Missouri Pac. R. Co. v. Kuehle, 63

Decision Date17 July 1972
Docket NumberNo. 1,LOUIS-SAN,56680,Nos. 56653,No. 63,56654,63,s. 56653,1
PartiesMISSOURI PACIFIC RAILROAD COMPANY, a Corporation, (Plaintiff) Appellant, v. Harold KUEHLE, Tax Collector of Cape Girardeau County, Missouri, (Defendant) Respondent, Cape Girardeau School Districtet al., Intervenors-Respondents. ST. LOUIS SOUTHWESTERN RAILWAY COMPANY, a Corporation, (Plaintiff) Appellant, v. Harold KUEHLE, Tax Collector of Cape Girardeau County, Missouri, (Defendant) Respondent, Cape Girardeau School Districtet al., Intervenors-Respondents. ST.FRANCISCO RAILWAY COMPANY, a Corporation, (Plaintiff) Appellant, v. Harold KUEHLE, Tax Collector of Cape Girardeau County, Missouri, (Defendant) Respondent, Cape Girardeau School Districtet al., Intervenors-Respondents
CourtMissouri Supreme Court

James E. Reeves, Ward & Reeves, Caruthersville, John F. McCartney, St. Louis, for plaintiff-appellant, St. Louis-San Francisco Ry. Co.; John McCullough, St. Louis, of counsel.

Harry C. Blanton, David E. Blanton, Blanton, Blanton, Rice & Sickal, Sikeston, for plaintiffs-appellants, Missouri P.R. Co., St.
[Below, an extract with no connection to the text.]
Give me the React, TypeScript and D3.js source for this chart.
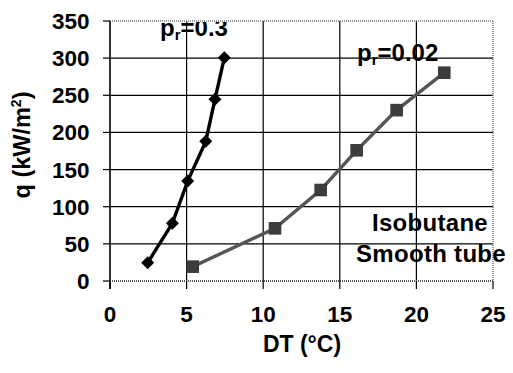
import React from "react";
import * as d3 from "d3";

const xTicks = [0, 5, 10, 15, 20, 25];
const yTicks = [0, 50, 100, 150, 200, 250, 300, 350];
const dtHigh = [2.46, 4.07, 5.07, 6.25, 6.85, 7.46];
const qHigh = [24.6, 77.7, 134.5, 188, 244.5, 300.5];
const dtLow = [5.4, 10.77, 13.75, 16.1, 18.71, 21.82];
const qLow = [19.3, 70.9, 122.5, 175.9, 230, 280.4];

const W = 513, H = 373;
const L = 110, R = 493, T = 21, B = 281;
const FONT = "'Liberation Sans', Arial, sans-serif";

export default function App() {
  const x = d3.scaleLinear().domain([0, 25]).range([L, R]);
  const y = d3.scaleLinear().domain([0, 350]).range([B, T]);
  const line = d3.line<[number, number]>().x(d => x(d[0])).y(d => y(d[1]));
  const high: [number, number][] = dtHigh.map((d, i) => [d, qHigh[i]]);
  const low: [number, number][] = dtLow.map((d, i) => [d, qLow[i]]);
  const diamond = "M0,-6.5L6.5,0L0,6.5L-6.5,0Z";

  return (
    <svg width={W} height={H} style={{ position: "absolute", left: 0, top: 0, background: "#fff" }} fontFamily={FONT} fontWeight="bold">
      <defs>
        <clipPath id="plot">
          <rect x={L} y={T + 1} width={R - L + 20} height={B - T} />
        </clipPath>
      </defs>
      {yTicks.filter(v => v > 0 && v < 350).map(v => (
        <line key={"gy" + v} x1={L} x2={R} y1={y(v)} y2={y(v)} stroke="#000" strokeWidth={1.2} />
      ))}
      {xTicks.filter(v => v > 0 && v < 25).map(v => (
        <line key={"gx" + v} x1={x(v)} x2={x(v)} y1={T} y2={B} stroke="#000" strokeWidth={1.2} />
      ))}
      <line x1={L} x2={R} y1={T} y2={T} stroke="#777" strokeWidth={1.5} strokeDasharray="1,1" />
      <line x1={R} x2={R} y1={T} y2={B} stroke="#777" strokeWidth={1.5} strokeDasharray="1,1" />
      <line x1={L} x2={R} y1={B} y2={B} stroke="#555" strokeWidth={2} strokeDasharray="1,1" />
      <line x1={L} x2={L} y1={T} y2={B + 8} stroke="#333" strokeWidth={2} />
      {yTicks.map(v => (
        <line key={"ty" + v} x1={L - 7} x2={L} y1={y(v)} y2={y(v)} stroke="#000" strokeWidth={1.2} />
      ))}
      {xTicks.map(v => (
        <line key={"tx" + v} x1={x(v)} x2={x(v)} y1={B} y2={B + 8} stroke="#000" strokeWidth={1.2} />
      ))}
      {yTicks.map(v => (
        <text key={"ly" + v} x={89.5} y={y(v) + 8} textAnchor="end" fontSize={22.5}>{v}</text>
      ))}
      {xTicks.map(v => (
        <text key={"lx" + v} x={x(v)} y={322} textAnchor="middle" fontSize={22.5}>{v}</text>
      ))}
      <text x={302} y={352} textAnchor="middle" fontSize={23}>DT (°C)</text>
      <text transform="translate(30,145) rotate(-90)" textAnchor="middle" fontSize={23.5}>
        q (kW/m<tspan fontSize={14} dy={-9}>2</tspan><tspan dy={9}>)</tspan>
      </text>
      <path d={line(low) ?? ""} fill="none" stroke="#555" strokeWidth={3.4} />
      {low.map((d, i) => (
        <rect key={"s" + i} x={x(d[0]) - 6.3} y={y(d[1]) - 6.3} width={12.6} height={12.6} fill="#3c3c3c" />
      ))}
      <path d={line(high) ?? ""} fill="none" stroke="#000" strokeWidth={3.4} />
      {high.map((d, i) => (
        <path key={"d" + i} d={diamond} transform={`translate(${x(d[0])},${y(d[1])})`} fill="#000" />
      ))}
      <g clipPath="url(#plot)">
        <text x={160} y={36} fontSize={24}>p<tspan fontSize={15} dy={4}>r</tspan><tspan dy={-4}>=0.3</tspan></text>
      </g>
      <text x={357} y={61} fontSize={24}>p<tspan fontSize={15} dy={4}>r</tspan><tspan dy={-4}>=0.02</tspan></text>
      <text x={430} y={231} textAnchor="middle" fontSize={24} letterSpacing={0.3}>Isobutane</text>
      <text x={431} y={262} textAnchor="middle" fontSize={24} letterSpacing={0.3}>Smooth tube</text>
    </svg>
  );
}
Louis S.W. Ry. Co.

Jack O. Knehans, Finch, Finch, Knehans & Cochrane, Cape Girardeau, Paul A. Mueller, Jr., Mueller & Statler, Jackson, for intervenors-respondents.
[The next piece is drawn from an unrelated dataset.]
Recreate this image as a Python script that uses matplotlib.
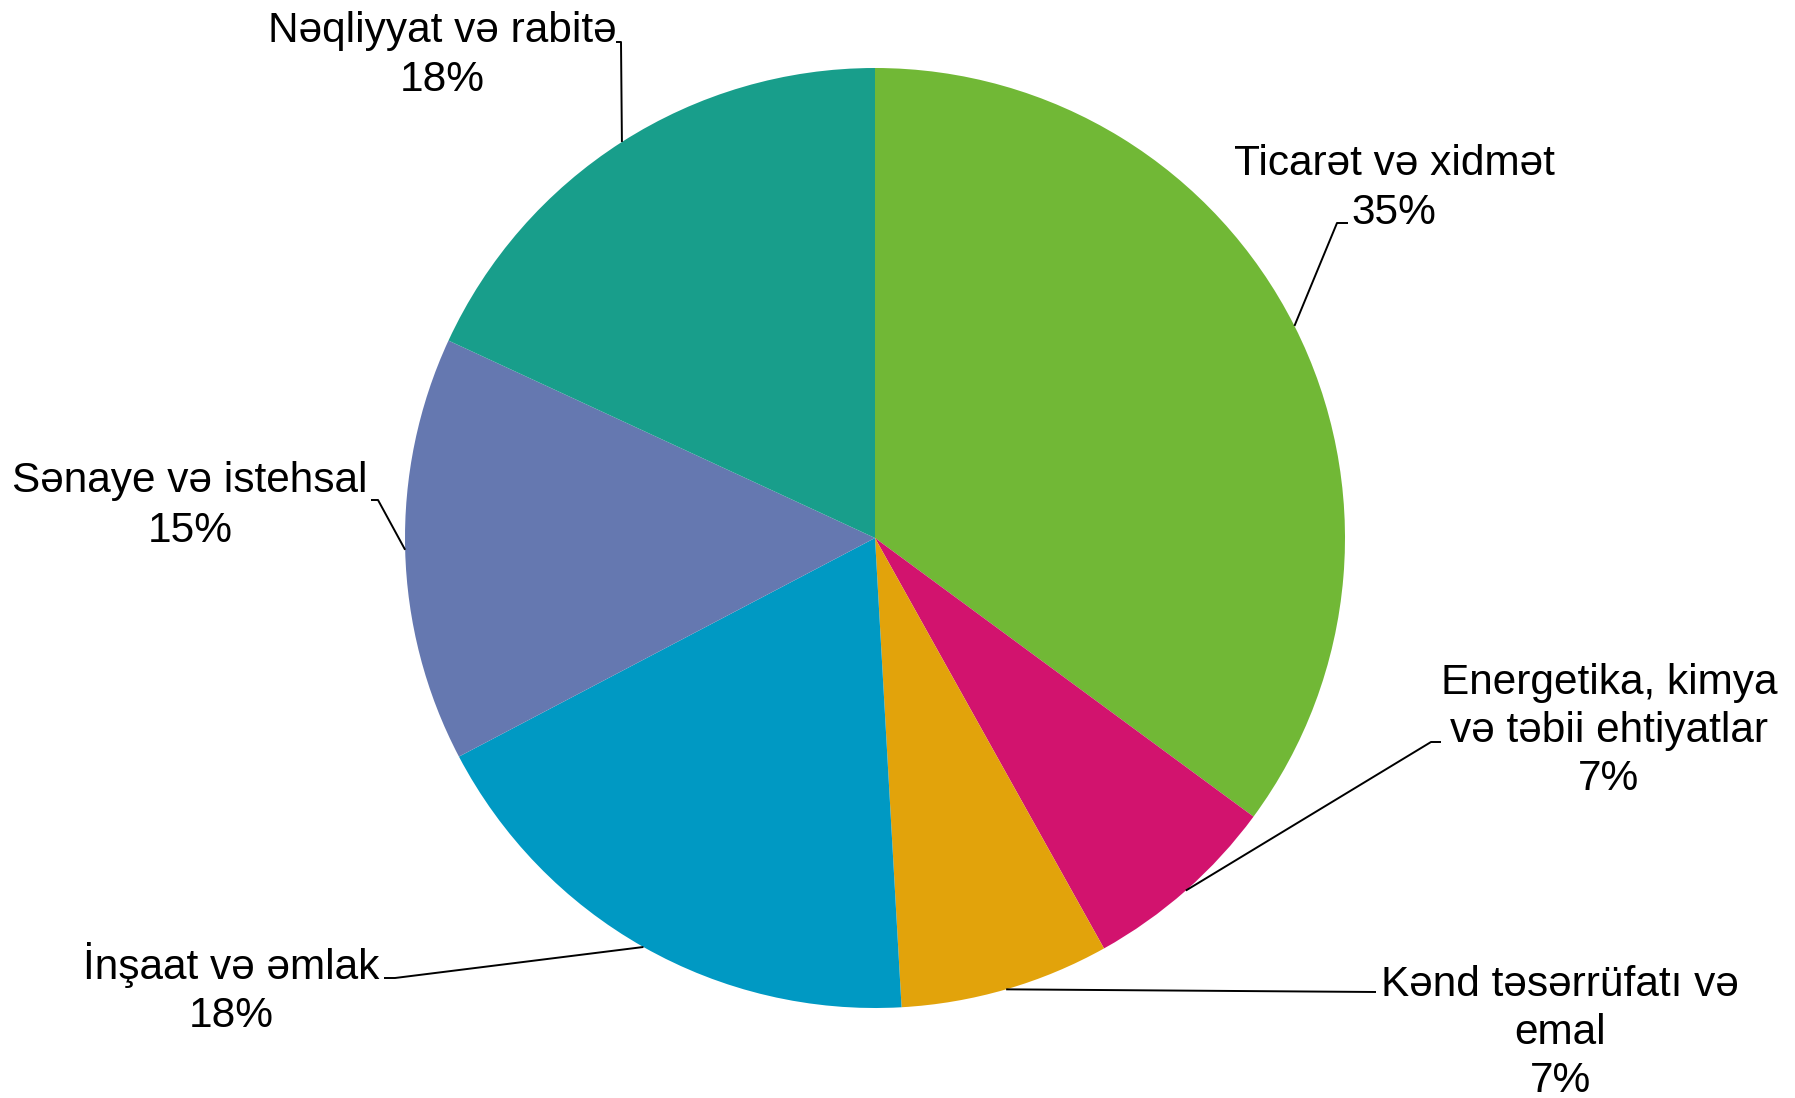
import matplotlib
matplotlib.use("Agg")
import matplotlib.pyplot as plt
import numpy as np

# ---- data ----
categories = [
    "Ticarət və xidmət",
    "Energetika, kimya\nvə təbii ehtiyatlar",
    "Kənd təsərrüfatı və\nemal",
    "İnşaat və əmlak",
    "Sənaye və istehsal",
    "Nəqliyyat və rabitə",
]
values = [35.1, 6.8, 7.2, 18.2, 14.6, 18.1]
colors = ["#71B836", "#D2136E", "#E2A30B", "#0099C3", "#6578B0", "#189E8B"]

# ---- layout (pixel coordinates, y measured from top) ----
W, H = 1795, 1098
CX, CY, R = 875, 538, 470
# label: centre x, first baseline y ; leader: elbow point, end point
label_pos = [(1394, 175), (1609, 694), (1560, 996), (231, 979), (190, 492), (442, 42)]
line_sp = [49, 48, 48, 48, 50, 49]
elbows = [(1337, 223), (1431, 742), (1376, 992), (395, 978), (378, 500), (621, 42)]
ends = [(1348, 223), (1441, 742), (1376, 992), (384, 978), (371, 500), (616, 42)]
FS = 30.5

plt.rcParams["font.family"] = ["Liberation Sans", "DejaVu Sans"]
fig = plt.figure(figsize=(W / 100, H / 100), dpi=100)
ax = fig.add_axes([0, 0, 1, 1])

def Y(y):
    return H - y

wedges, _ = ax.pie(values, colors=colors, startangle=90, counterclock=False,
                   center=(CX, Y(CY)), radius=R,
                   wedgeprops=dict(linewidth=0))
ax.set_xlim(0, W)
ax.set_ylim(0, H)
ax.set_aspect("equal")
ax.axis("off")

for w, cat, v, (lx, ly), sp, (ex, ey), (tx, ty) in zip(
        wedges, categories, values, label_pos, line_sp, elbows, ends):
    th = np.deg2rad((w.theta1 + w.theta2) / 2)
    sx = CX + R * np.cos(th)
    sy = Y(CY) + R * np.sin(th)
    ax.plot([sx, ex, tx], [sy, Y(ey), Y(ty)], color="black", lw=1.4,
            solid_capstyle="butt", zorder=3)
    lines = cat.split("\n") + [f"{v:.0f}%"]
    for i, t in enumerate(lines):
        ax.text(lx, Y(ly + i * sp), t, ha="center", va="baseline",
                fontsize=FS, color="black")

fig.savefig("out.png", dpi=100, facecolor="white")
A. J. Seier, Prosecuting Atty., Cape Girardeau, for Harold Kuehle.

HOLMAN, Presiding Judge.

In each of these three cases, consolidated on appeal, plaintiff filed suit against the Tax Collector of Cape Girardeau County for refund of alleged excess school tax payments. The school districts of Cape Girardeau County intervened and judgments were rendered in favor of the defendant and the intervenors. Plaintiffs have appealed. We have jurisdiction because the case involves the construction of a state revenue law. Art. V, § 3, Mo. Const., V.A.M.S.
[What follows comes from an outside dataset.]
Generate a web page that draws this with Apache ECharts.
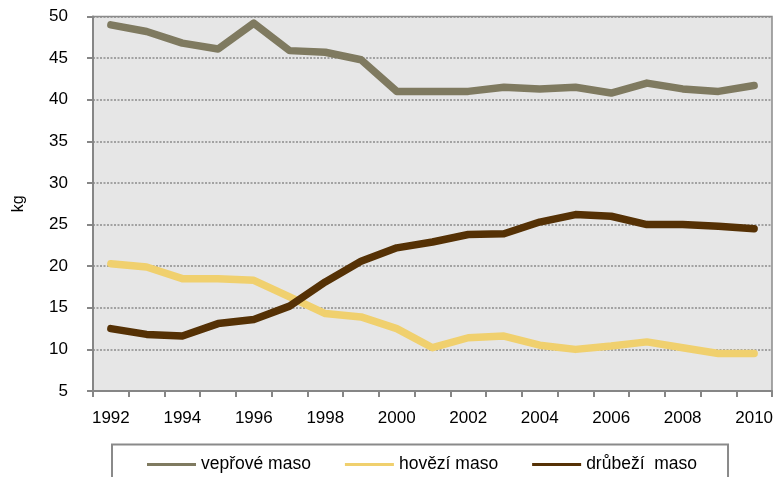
<!DOCTYPE html>
<html>
<head>
<meta charset="utf-8">
<script src="https://cdn.jsdelivr.net/npm/echarts@6/dist/echarts.min.js"></script>
<style>
html,body{margin:0;padding:0;background:#fff;}
#chart{width:777px;height:477px;}
</style>
</head>
<body>
<div id="chart"></div>
<script>
const years = ['1992','1993','1994','1995','1996','1997','1998','1999','2000','2001','2002','2003','2004','2005','2006','2007','2008','2009','2010'];
const yTicks = [5, 50, 5]; // min, max, interval
const porkName = 'vepřové maso';
const beefName = 'hovězí maso';
const poultryName = 'drůbeží  maso';
const pork = [49.0, 48.2, 46.8, 46.1, 49.2, 45.9, 45.7, 44.8, 41.0, 41.0, 41.0, 41.5, 41.3, 41.5, 40.8, 42.0, 41.3, 41.0, 41.7];
const beef = [20.3, 19.9, 18.5, 18.5, 18.3, 16.3, 14.3, 13.9, 12.5, 10.2, 11.4, 11.6, 10.5, 10.0, 10.4, 10.9, 10.2, 9.5, 9.5];
const poultry = [12.5, 11.8, 11.6, 13.1, 13.6, 15.2, 18.1, 20.6, 22.2, 22.9, 23.8, 23.9, 25.3, 26.2, 26.0, 25.0, 25.0, 24.8, 24.5];

const font = '"Liberation Sans", Arial, sans-serif';
const chart = echarts.init(document.getElementById('chart'), null, {renderer: 'canvas'});
function lineSeries(name, data, color) {
  return {
    name: name, type: 'line', data: data, symbol: 'none', smooth: false,
    lineStyle: {color: color, width: 7.5, cap: 'round', join: 'round'},
    itemStyle: {color: color},
    emphasis: {disabled: true}
  };
}
chart.setOption({
  animation: false,
  backgroundColor: '#ffffff',
  textStyle: {fontFamily: font},
  grid: {
    left: 93, right: 5, top: 16.5, bottom: 86,
    show: true, backgroundColor: '#e6e6e6', borderColor: '#8a8a8a', borderWidth: 1.5
  },
  legend: {
    left: 112, top: 444.5,
    padding: [11, 31, 30, 35],
    itemGap: 34, itemWidth: 49, itemHeight: 3,
    icon: 'rect',
    borderColor: '#8a8a8a', borderWidth: 2,
    textStyle: {fontFamily: font, fontSize: 17.5, color: '#000', padding: [2, 0, 0, 0]},
    data: [porkName, beefName, poultryName]
  },
  xAxis: {
    type: 'category', data: years, boundaryGap: true,
    axisLine: {lineStyle: {color: '#868686', width: 2}},
    axisTick: {show: true, interval: 0, length: 6, lineStyle: {color: '#868686', width: 2}},
    axisLabel: {interval: 1, margin: 19, fontSize: 17, color: '#000', fontFamily: font},
    splitLine: {show: false}
  },
  yAxis: {
    type: 'value', min: yTicks[0], max: yTicks[1], interval: yTicks[2],
    name: 'kg', nameLocation: 'middle', nameRotate: 90, nameGap: 66,
    nameTextStyle: {fontSize: 16, color: '#000', fontFamily: font},
    axisLine: {show: true, lineStyle: {color: '#868686', width: 2}},
    axisTick: {show: true, length: 6, lineStyle: {color: '#868686', width: 2}},
    axisLabel: {margin: 25, fontSize: 17, color: '#000', fontFamily: font},
    splitLine: {show: true, lineStyle: {color: '#8c8c8c', width: 1.5, type: [2, 1.5]}}
  },
  series: [
    lineSeries(porkName, pork, '#7f7a60'),
    lineSeries(beefName, beef, '#f0d06e'),
    lineSeries(poultryName, poultry, '#553105')
  ]
});
</script>
</body>
</html>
The case was submitted on an agreed statement of facts which discloses the following: After the school boards of the various school districts in Cape Girardeau County had determined the rate of levy on real property necessary to raise needed revenues for 1969, the State Tax Commission increased the assessed valuation of the real property in the county by approximately 16%. This increase brought into play § 137.073 1 which provides for a read-justment of the prior levy when the county assessment has been increased by 10% or more. That section reads as follows:

'Whenever the assessed valuation of real or personal property within the county has been increased by ten per cent or more over the prior year's valuation, either by an order of the state tax commission or by other action, and such increase is made after the rate of levy has been determined and levied by the county court, city council, school board, township board or other bodies legally authorized to make levies, and certified to the county clerk, then such taxing authorities shall immediately revise and lower the rates of levy to the extent necessary to produce from all taxable property substantially the same amount of taxes as previously estimated to be produced by the original levy. Where the taxing authority is a school district it shall only be required hereby to revise and lower the rates of levy to the extent necessary to produce from all taxable property substantially the same amount of taxes as previously estimated to be produced by the original levy, plus such additional amounts as may be necessary approximately to offset said district's reduction in the apportionment of state school moneys due to its increased valuation. The lower rate of levy shall then be recertified to the county clerk and extended upon the tax books for the current year. The term 'rate of levy' as used herein shall include not only those rates the taxing authorities shall be authorized to levy without a vote, but also those rates which have been or may be authorized by elections for additional or special purposes. No levy for public schools or libraries shall be reduced below a point that would entitle them to participate in state funds.'

All of the school districts except one submitted revised rates of levy. Because plaintiffs are railroad companies the tax levy rate applicable to them is the average of all the school district levy rates in the county. See § 151.150. Prior to revision of the rates this average for Cape Girardeau County was $3.12 per hundred dollar valuation (hereinafter all references to the rate are on the basis of a hundred dollar valuation). The average rate after the revisions was $2.95. The total amount of taxes that would have been produced under the original levy was $3,169,434. The revised rates would have produced $3,471,356. In each school district the amount of taxes that would have been produced after the increased valuation and revision of rates was greater than that which would have been produced under the original rate of levy and valuation. In the largest school district, Cape Girardeau School District No. 63, the increase in the amount of taxes produced under the revised rates over the original rates amounted to $134,727.00. Maintaining that the reductions in rates were insufficient to comply with § 137.073, plaintiffs paid part of the taxes under protest and filed these suits to recover that portion of the taxes pursuant to § 139.031.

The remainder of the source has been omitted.